I had very mixed reaction this one, an adaptation of David Mitchell's novel in which six stories are interwoven to tell a cosmic story of souls recurring throughout time, facing similar obstacles in periods ranging from the 1840s to a post-apocalyptic 24th century.

Most of the principal actors play roles in each story, which I think was a mistake; it took the recurring souls notion which had been fairly subtle and metaphorical in the book and made it overly literal. It also meant that each casting decisions was more consequential; one actor who's not up to the rest of the cast doesn't just sink one chunk of the movie, but two or three. (Halle Berry and Jim Sturgess were particularly noticable weak links throughout.) And it became a distraction, since you're spending so much time looking to see where Tom Hanks or Hugh Grant is going to pop up in each new story that you're not really paying attention to the story.
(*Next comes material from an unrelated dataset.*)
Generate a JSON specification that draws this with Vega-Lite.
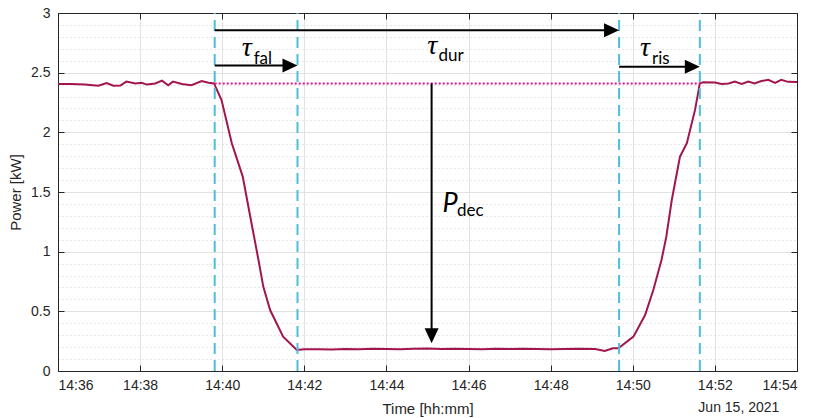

That said, some of the multi-performances were better than others. Jim Broadbent was, to be sure, aided by the fact that he wasn't asked to depart much from his actual age, gender, and ethnicity, but he was the most consistently entertaining actor in the movie. Hugo Weaving mostly played variations on his usual evil corporate drone, but somewhat surprisingly managed to pull off a comic drag turn; and Doona Bae's brief appearance as a Hispanic dog owner was one of the few radical transformations that was even remotely convincing. Jim Sturgess in bad Asian makeup, on the other hand, wasn't much of an improvement on Mickey Rooney in Breakfast at Tiffany's, and Tom Hanks' brief appearance as a London gangster was laughable.

The individual stories are mostly moderately entertaining, though they tend to bog down in their biggest action moments -- chases through San Francisco and "New Seoul" are surprisingly tedious -- and each one goes through nearly as many "oh god, I thought it was over" moments as the last Lord of the Rings movie. The overall effect of the six stories, though, is a muddled mess, with a lot of vague woo-woo philosophy about interconnectedness and our responsibility for one another that never gets clarified into a clear vision.

This is probably as good a version of the novel as we could hope for, but it's a novel that would probably have been left unfilmed.